The task
Copy exactly, and only, the lines between the line holding "Emit a component" and the line holding "import * as", inclusive; skip the pictures.

- - - -

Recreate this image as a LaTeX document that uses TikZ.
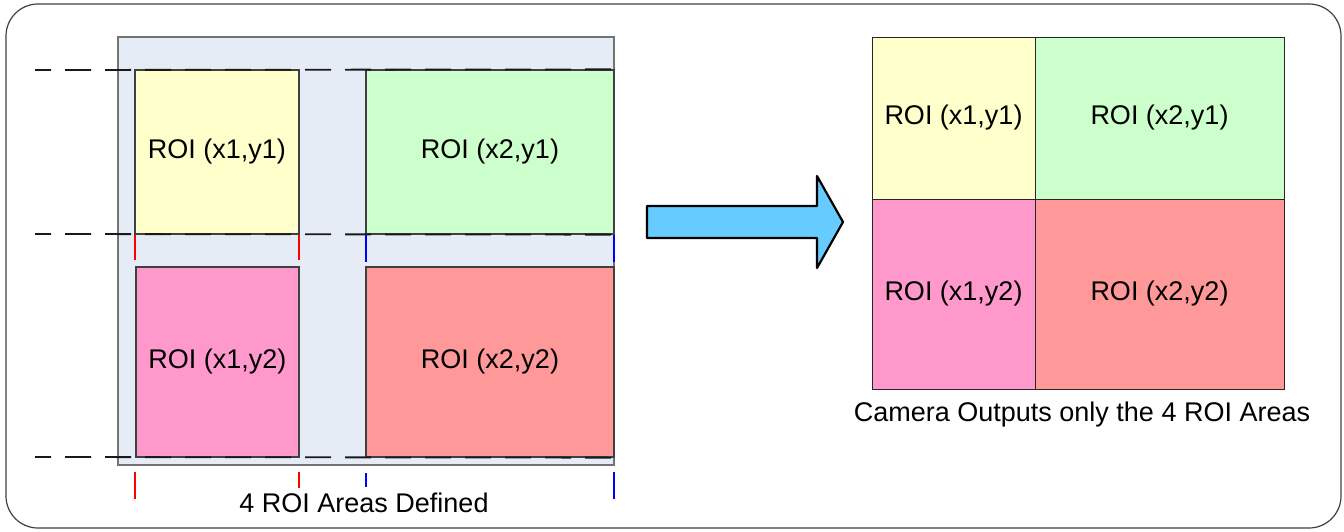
\documentclass[tikz,border=0pt]{standalone}
\usepackage{fontspec}
\setmainfont{Liberation Sans}
\definecolor{bgblue}{HTML}{E5ECF6}
\definecolor{roiyellow}{HTML}{FFFFCC}
\definecolor{roigreen}{HTML}{CCFFCC}
\definecolor{roipink}{HTML}{FF99CC}
\definecolor{roired}{HTML}{FF9999}
\definecolor{arrowblue}{HTML}{66CCFF}
\definecolor{edgegray}{HTML}{404040}
\tikzset{
  roibox/.style={draw=edgegray, line width=1.3pt, inner sep=0pt, font=\fontsize{27}{30}\selectfont},
  cellbox/.style={draw=black!85, line width=1pt, inner sep=0pt, font=\fontsize{27}{30}\selectfont},
  cutline/.style={line width=1.8pt, black!90, dash pattern=on 26pt off 14pt},
  redtick/.style={red, line width=2pt},
  bluetick/.style={blue, line width=2pt},
  caption/.style={font=\fontsize{27}{30}\selectfont, inner sep=0pt}
}
\begin{document}
\begin{tikzpicture}[x=1pt,y=-1pt]
\useasboundingbox (0,0) rectangle (1344,531);
% outer frame
\draw[black!75, line width=1.2pt, rounded corners=32pt] (6,4) rectangle (1341,528);
% sensor background
\node[draw=black!55, fill=bgblue, line width=1.3pt, minimum width=496pt, minimum height=428pt, inner sep=0pt] (sensor) at (366,251) {};
% ROI boxes left
\node[roibox, fill=roiyellow, minimum width=164pt, minimum height=164pt] (r11) at (217,152) {ROI (x1,y1)};
\node[roibox, fill=roigreen, minimum width=248pt, minimum height=164pt] (r21) at (490,152) {ROI (x2,y1)};
\node[roibox, fill=roipink, minimum width=163pt, minimum height=190pt] (r12) at (217.5,362) {ROI (x1,y2)};
\node[roibox, fill=roired, minimum width=248pt, minimum height=190pt] (r22) at (490,362) {ROI (x2,y2)};
% dashed cut lines
\coordinate (l1) at (35,70);
\coordinate (l2) at (35,234);
\coordinate (l3) at (35,457);
\draw[cutline, dash phase=10pt] (l1) -- (r21.north east);
\draw[cutline, dash phase=10pt] (l2) -- (r21.south east);
\draw[cutline, dash phase=10pt] (l3) -- (r22.south east);
% ticks
\coordinate (u1) at (135,235);
\coordinate (u2) at (299,235);
\coordinate (u3) at (366,235);
\coordinate (u4) at (614,235);
\draw[redtick] (u1) -- (135,260);
\draw[redtick] (u2) -- (299,260);
\draw[bluetick] (u3) -- (366,262);
\draw[bluetick] (u4) -- (614,262);
\coordinate (t1) at (135,472);
\coordinate (t2) at (299,472);
\coordinate (t3) at (366,473);
\coordinate (t4) at (614,472);
\draw[redtick] (t1) -- (135,499);
\draw[redtick] (t2) -- (299,488);
\draw[bluetick] (t3) -- (366,487);
\draw[bluetick] (t4) -- (614,499);
\node[caption] (cap1) at (364,503) {4 ROI Areas Defined};
% big arrow
\draw[fill=arrowblue, line width=2.2pt, line join=round]
  (647,206) -- (817,206) -- (817,176) -- (843,222) -- (817,268) -- (817,238) -- (647,238) -- cycle;
% output grid
\node[cellbox, fill=roiyellow, minimum width=163pt, minimum height=162pt] (o11) at (953.5,118) {ROI (x1,y1)};
\node[cellbox, fill=roigreen, minimum width=249pt, minimum height=162pt] (o21) at (1159.5,118) {ROI (x2,y1)};
\node[cellbox, fill=roipink, minimum width=163pt, minimum height=190pt] (o12) at (953.5,294) {ROI (x1,y2)};
\node[cellbox, fill=roired, minimum width=249pt, minimum height=190pt] (o22) at (1159.5,294) {ROI (x2,y2)};
\node[caption] (cap2) at (1082,415) {Camera Outputs only the 4 ROI Areas};
\end{tikzpicture}
\end{document}
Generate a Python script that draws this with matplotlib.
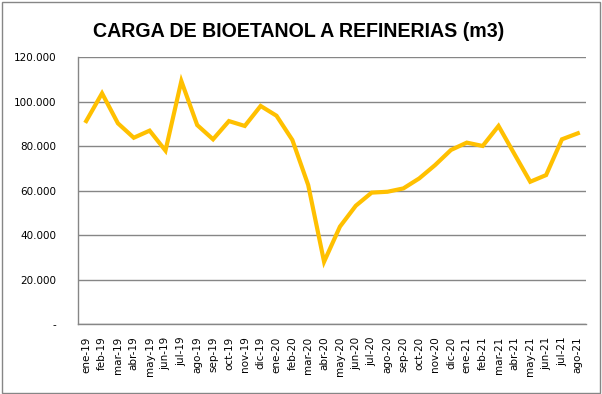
import matplotlib
matplotlib.use('Agg')
import matplotlib.pyplot as plt
from matplotlib.patches import Rectangle
from matplotlib.ticker import FuncFormatter

# datos mensuales (m3)
meses = ['ene-19', 'feb-19', 'mar-19', 'abr-19', 'may-19', 'jun-19', 'jul-19', 'ago-19',
         'sep-19', 'oct-19', 'nov-19', 'dic-19', 'ene-20', 'feb-20', 'mar-20', 'abr-20',
         'may-20', 'jun-20', 'jul-20', 'ago-20', 'sep-20', 'oct-20', 'nov-20', 'dic-20',
         'ene-21', 'feb-21', 'mar-21', 'abr-21', 'may-21', 'jun-21', 'jul-21', 'ago-21']
carga = [91300, 103800, 90300, 83800, 87000, 78000, 109300, 89500,
         83100, 91300, 89100, 98100, 93700, 82800, 62500, 28000,
         43800, 53200, 59100, 59500, 61000, 65500, 71500, 78300,
         81600, 80100, 89100, 76500, 64000, 67000, 83100, 85800]
y_ticks = [0, 20000, 40000, 60000, 80000, 100000, 120000]

fig = plt.figure(figsize=(6.02, 3.94), dpi=100)
ax = fig.add_axes([0.1300, 0.1777, 0.8430, 0.6769])

x = list(range(len(meses)))
ax.plot(x, carga, color='#FFC000', linewidth=3.0, solid_joinstyle='miter')

ax.set_xlim(-0.5, len(meses) - 0.5)
ax.set_ylim(0, 120000)
ax.set_yticks(y_ticks)
ax.yaxis.set_major_formatter(FuncFormatter(
    lambda v, p: '-' if v == 0 else f'{int(v):,}'.replace(',', '.')))
ax.set_xticks(x)
ax.set_xticklabels(meses, rotation=90)

ax.grid(axis='y', color='#868686', linewidth=1)
ax.set_axisbelow(True)
for s in ['top', 'right']:
    ax.spines[s].set_visible(False)
for s in ['left', 'bottom']:
    ax.spines[s].set_color('#868686')
    ax.spines[s].set_linewidth(1)
ax.tick_params(axis='both', length=0, labelsize=7.5, colors='black')
ax.tick_params(axis='y', pad=16)
ax.tick_params(axis='x', pad=9)

fig.text(0.496, 0.921, 'CARGA DE BIOETANOL A REFINERIAS (m3)',
         ha='center', va='center', fontsize=14.1, fontweight='bold',
         family=['Liberation Sans', 'DejaVu Sans'])

fig.patches.append(Rectangle((0.003, 0.003), 0.994, 0.992, transform=fig.transFigure,
                             fill=False, edgecolor='#868686', linewidth=1))

fig.savefig('out.png', dpi=100)
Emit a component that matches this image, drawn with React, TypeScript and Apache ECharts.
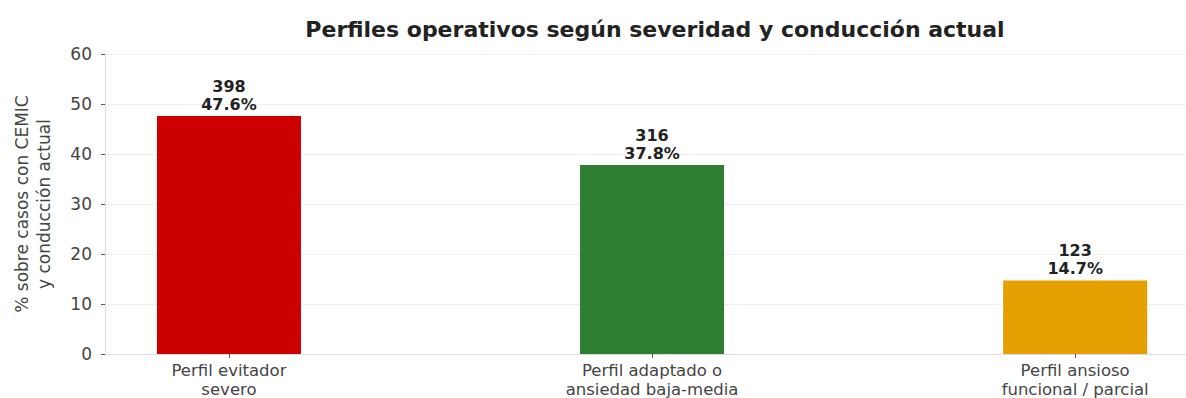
import React, { useEffect, useRef } from "react";
import * as echarts from "echarts";

const categories = ["Perfil evitador\nsevero", "Perfil adaptado o\nansiedad baja-media", "Perfil ansioso\nfuncional / parcial"];
const percents = [47.6, 37.8, 14.7];
const counts = [398, 316, 123];
const colors = ["#cc0000", "#2e7d32", "#e5a000"];

export default function App() {
  const ref = useRef<HTMLDivElement>(null);
  useEffect(() => {
    const chart = echarts.init(ref.current!, null, { renderer: "svg" });
    const font = "DejaVu Sans";
    chart.setOption({
      animation: false,
      backgroundColor: "#ffffff",
      title: {
        text: "Perfiles operativos según severidad y conducción actual",
        left: 650,
        textAlign: "center",
        top: 13,
        textStyle: { fontFamily: font, fontSize: 22, fontWeight: "bold", color: "#222" },
      },
      grid: { left: 105, right: 0, top: 54, bottom: 44, outerBoundsMode: "none", containLabel: false },
      xAxis: {
        type: "value",
        min: -0.293,
        max: 2.262,
        splitLine: { show: false },
        axisLine: { show: true, onZero: false, lineStyle: { color: "#dddddd" } },
        axisTick: { show: true, customValues: [0, 1, 2], length: 4, lineStyle: { color: "#555" } },
        axisLabel: {
          customValues: [0, 1, 2],
          formatter: (v: number) => categories[Math.round(v)],
          fontFamily: font,
          fontSize: 16.5,
          color: "#444",
          lineHeight: 19,
          margin: 7,
        },
      },
      yAxis: {
        type: "value",
        min: 0,
        max: 60,
        interval: 10,
        name: "% sobre casos con CEMIC\ny conducción actual",
        nameLocation: "middle",
        nameGap: 50,
        nameTextStyle: { fontFamily: font, fontSize: 17, color: "#444", lineHeight: 22 },
        axisLine: { show: true, onZero: false, lineStyle: { color: "#dddddd" } },
        axisTick: { show: true, length: 4, lineStyle: { color: "#555" } },
        axisLabel: { fontFamily: font, fontSize: 17, color: "#444", margin: 13 },
        splitLine: { show: true, lineStyle: { color: "#efefef" } },
      },
      series: [
        {
          type: "bar",
          barWidth: 144,
          data: percents.map((p, i) => ({
            value: [i, p],
            itemStyle: { color: colors[i] },
            label: {
              show: true,
              position: "top",
              distance: 3,
              formatter: `${counts[i]}\n${p.toFixed(1)}%`,
              fontFamily: font,
              fontSize: 16,
              fontWeight: "bold",
              color: "#222",
              lineHeight: 18,
            },
          })),
        },
      ],
    });
    return () => chart.dispose();
  }, []);
  return (
    <div
      ref={ref}
      style={{ position: "absolute", left: 0, top: 0, width: 1186, height: 398 }}
    />
  );
}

- - - -

Exercise response
Emit a component that matches this image, drawn with React, TypeScript and Apache ECharts.
import React, { useEffect, useRef } from "react";
import * as echarts from "echarts";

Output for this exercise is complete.